■ **What is required**
Pictures aside, write out every record exactly as it appears.

===== Given records =====

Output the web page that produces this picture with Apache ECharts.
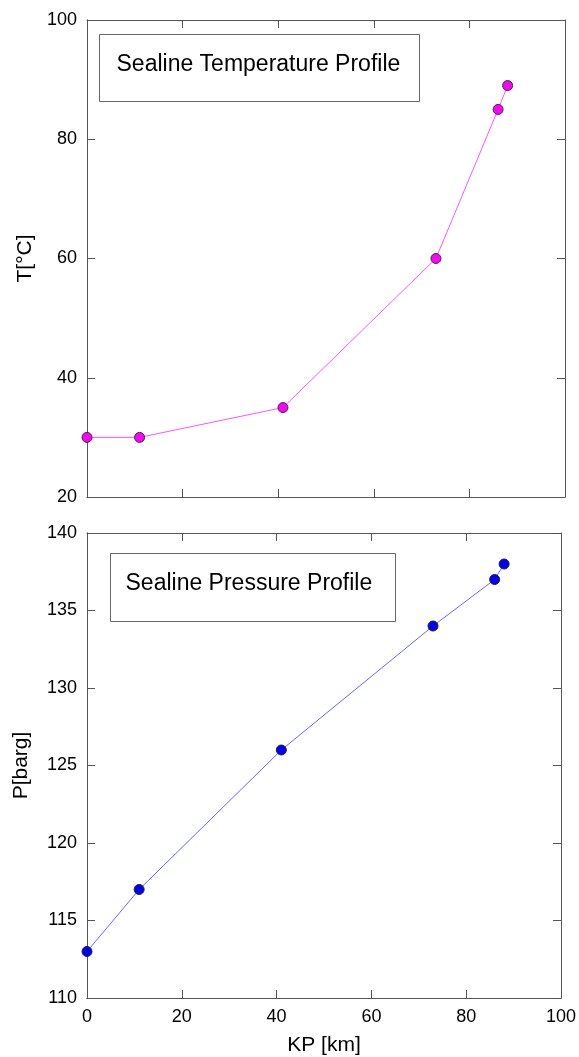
<!DOCTYPE html>
<html>
<head>
<meta charset="utf-8">
<script src="https://cdn.jsdelivr.net/npm/echarts@6/dist/echarts.min.js"></script>
<style>
  html, body { margin: 0; padding: 0; background: #fff; }
  #main { width: 579px; height: 1057px; }
</style>
</head>
<body>
<div id="main"></div>
<script>
// KP positions along the sealine [km]
var kp = [0, 11, 41, 73, 86, 88];
// temperature [°C] at each KP
var temperature = [30, 30, 35, 60, 85, 89];
// pressure [barg] at each KP
var pressure = [113, 117, 126, 134, 137, 138];

var tempTitle = 'Sealine Temperature Profile';
var presTitle = 'Sealine Pressure Profile';

function pairs(xs, ys) {
    return xs.map(function (x, i) { return [x, ys[i]]; });
}

var font = 'Arial, "Liberation Sans", sans-serif';
var frameColor = '#555';

// an axis that only draws inside ticks (used for the frame sides)
function frameAxis(grid, pos, min, max, interval) {
    return {
        type: 'value', gridIndex: grid, position: pos,
        min: min, max: max, interval: interval,
        axisLine: { show: true, onZero: false, lineStyle: { color: frameColor, width: 1 } },
        axisTick: { show: true, inside: true, length: 8, lineStyle: { color: frameColor } },
        axisLabel: { show: false },
        splitLine: { show: false }
    };
}

// labelled axis, its ticks are drawn by a frame axis on the same side
function labelAxis(grid, pos, min, max, interval, name, nameGap, nameSize) {
    return {
        type: 'value', gridIndex: grid, position: pos,
        min: min, max: max, interval: interval,
        name: name, nameLocation: 'middle', nameGap: nameGap,
        nameTextStyle: { fontSize: nameSize, color: '#000', fontFamily: font },
        axisLine: { show: true, onZero: false, lineStyle: { color: frameColor } },
        axisTick: { show: false },
        axisLabel: { fontSize: 18, color: '#000', margin: 10, fontFamily: font },
        splitLine: { show: false }
    };
}

var myChart = echarts.init(document.getElementById('main'));

var option = {
    animation: false,
    backgroundColor: '#fff',
    textStyle: { fontFamily: font },
    grid: [
        { left: 87, top: 20, width: 478, height: 477 },
        { left: 87, top: 533, width: 479, height: 475 }
    ],
    xAxis: [
        frameAxis(0, 'bottom', 0, 100, 20),
        frameAxis(0, 'top', 0, 100, 20),
        labelAxis(1, 'bottom', 0, 100, 20, 'KP [km]', 37, 21),
        frameAxis(1, 'top', 0, 100, 20),
        frameAxis(1, 'bottom', 0, 100, 20)
    ],
    yAxis: [
        labelAxis(0, 'left', 20, 100, 20, 'T[°C]', 50, 21),
        frameAxis(0, 'right', 20, 100, 20),
        labelAxis(1, 'left', 110, 140, 5, 'P[barg]', 55, 21),
        frameAxis(1, 'right', 110, 140, 5),
        frameAxis(0, 'left', 20, 100, 20),
        frameAxis(1, 'left', 110, 140, 5)
    ],
    graphic: [
        {
            type: 'group', left: 99, top: 34,
            children: [
                { type: 'rect', shape: { x: 0, y: 0, width: 320, height: 67 },
                  style: { fill: '#fff', stroke: '#666', lineWidth: 1 } },
                { type: 'text', x: 17, y: 30,
                  style: { text: tempTitle, font: '23px ' + font, fill: '#000', verticalAlign: 'middle' } }
            ]
        },
        {
            type: 'group', left: 110, top: 553,
            children: [
                { type: 'rect', shape: { x: 0, y: 0, width: 285, height: 68 },
                  style: { fill: '#fff', stroke: '#666', lineWidth: 1 } },
                { type: 'text', x: 15, y: 30,
                  style: { text: presTitle, font: '23px ' + font, fill: '#000', verticalAlign: 'middle' } }
            ]
        }
    ],
    series: [
        {
            name: 'Temperature', type: 'line',
            xAxisIndex: 0, yAxisIndex: 0,
            data: pairs(kp, temperature),
            symbol: 'circle', symbolSize: 10,
            lineStyle: { color: '#ff55ff', width: 1 },
            itemStyle: { color: '#ff00ff', borderColor: '#333', borderWidth: 1 }
        },
        {
            name: 'Pressure', type: 'line',
            xAxisIndex: 2, yAxisIndex: 2,
            data: pairs(kp, pressure),
            symbol: 'circle', symbolSize: 10,
            lineStyle: { color: '#6666ff', width: 1 },
            itemStyle: { color: '#0000ff', borderColor: '#222', borderWidth: 1 }
        }
    ]
};

myChart.setOption(option);
</script>
</body>
</html>
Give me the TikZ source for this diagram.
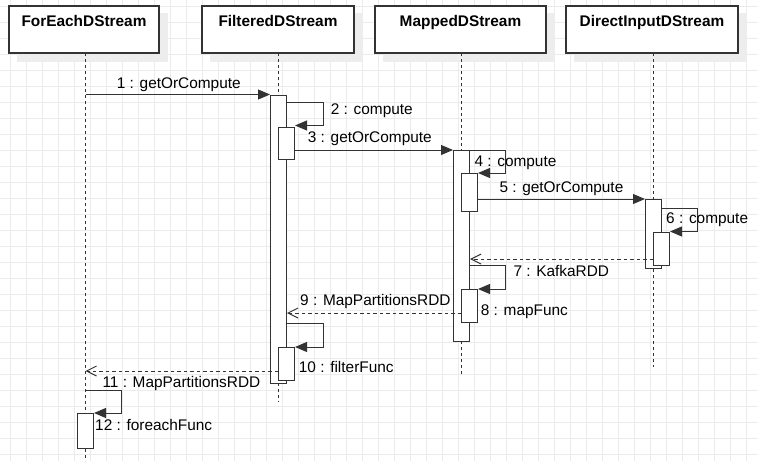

=====

■ **Answer for this exercise**
Output the web page that produces this picture with Apache ECharts.
<!DOCTYPE html>
<html>
<head>
<meta charset="utf-8">
<script src="https://cdn.jsdelivr.net/npm/echarts@6/dist/echarts.min.js"></script>
<style>
  html, body { margin: 0; padding: 0; background: #fff; }
  #main { width: 579px; height: 1057px; }
</style>
</head>
<body>
<div id="main"></div>
<script>
// KP positions along the sealine [km]
var kp = [0, 11, 41, 73, 86, 88];
// temperature [°C] at each KP
var temperature = [30, 30, 35, 60, 85, 89];
// pressure [barg] at each KP
var pressure = [113, 117, 126, 134, 137, 138];

var tempTitle = 'Sealine Temperature Profile';
var presTitle = 'Sealine Pressure Profile';

function pairs(xs, ys) {
    return xs.map(function (x, i) { return [x, ys[i]]; });
}

var font = 'Arial, "Liberation Sans", sans-serif';
var frameColor = '#555';

// an axis that only draws inside ticks (used for the frame sides)
function frameAxis(grid, pos, min, max, interval) {
    return {
        type: 'value', gridIndex: grid, position: pos,
        min: min, max: max, interval: interval,
        axisLine: { show: true, onZero: false, lineStyle: { color: frameColor, width: 1 } },
        axisTick: { show: true, inside: true, length: 8, lineStyle: { color: frameColor } },
        axisLabel: { show: false },
        splitLine: { show: false }
    };
}

// labelled axis, its ticks are drawn by a frame axis on the same side
function labelAxis(grid, pos, min, max, interval, name, nameGap, nameSize) {
    return {
        type: 'value', gridIndex: grid, position: pos,
        min: min, max: max, interval: interval,
        name: name, nameLocation: 'middle', nameGap: nameGap,
        nameTextStyle: { fontSize: nameSize, color: '#000', fontFamily: font },
        axisLine: { show: true, onZero: false, lineStyle: { color: frameColor } },
        axisTick: { show: false },
        axisLabel: { fontSize: 18, color: '#000', margin: 10, fontFamily: font },
        splitLine: { show: false }
    };
}

var myChart = echarts.init(document.getElementById('main'));

var option = {
    animation: false,
    backgroundColor: '#fff',
    textStyle: { fontFamily: font },
    grid: [
        { left: 87, top: 20, width: 478, height: 477 },
        { left: 87, top: 533, width: 479, height: 475 }
    ],
    xAxis: [
        frameAxis(0, 'bottom', 0, 100, 20),
        frameAxis(0, 'top', 0, 100, 20),
        labelAxis(1, 'bottom', 0, 100, 20, 'KP [km]', 37, 21),
        frameAxis(1, 'top', 0, 100, 20),
        frameAxis(1, 'bottom', 0, 100, 20)
    ],
    yAxis: [
        labelAxis(0, 'left', 20, 100, 20, 'T[°C]', 50, 21),
        frameAxis(0, 'right', 20, 100, 20),
        labelAxis(1, 'left', 110, 140, 5, 'P[barg]', 55, 21),
        frameAxis(1, 'right', 110, 140, 5),
        frameAxis(0, 'left', 20, 100, 20),
        frameAxis(1, 'left', 110, 140, 5)
    ],
    graphic: [
        {
            type: 'group', left: 99, top: 34,
            children: [
                { type: 'rect', shape: { x: 0, y: 0, width: 320, height: 67 },
                  style: { fill: '#fff', stroke: '#666', lineWidth: 1 } },
                { type: 'text', x: 17, y: 30,
                  style: { text: tempTitle, font: '23px ' + font, fill: '#000', verticalAlign: 'middle' } }
            ]
        },
        {
            type: 'group', left: 110, top: 553,
            children: [
                { type: 'rect', shape: { x: 0, y: 0, width: 285, height: 68 },
                  style: { fill: '#fff', stroke: '#666', lineWidth: 1 } },
                { type: 'text', x: 15, y: 30,
                  style: { text: presTitle, font: '23px ' + font, fill: '#000', verticalAlign: 'middle' } }
            ]
        }
    ],
    series: [
        {
            name: 'Temperature', type: 'line',
            xAxisIndex: 0, yAxisIndex: 0,
            data: pairs(kp, temperature),
            symbol: 'circle', symbolSize: 10,
            lineStyle: { color: '#ff55ff', width: 1 },
            itemStyle: { color: '#ff00ff', borderColor: '#333', borderWidth: 1 }
        },
        {
            name: 'Pressure', type: 'line',
            xAxisIndex: 2, yAxisIndex: 2,
            data: pairs(kp, pressure),
            symbol: 'circle', symbolSize: 10,
            lineStyle: { color: '#6666ff', width: 1 },
            itemStyle: { color: '#0000ff', borderColor: '#222', borderWidth: 1 }
        }
    ]
};

myChart.setOption(option);
</script>
</body>
</html>
Give me the TikZ source for this diagram.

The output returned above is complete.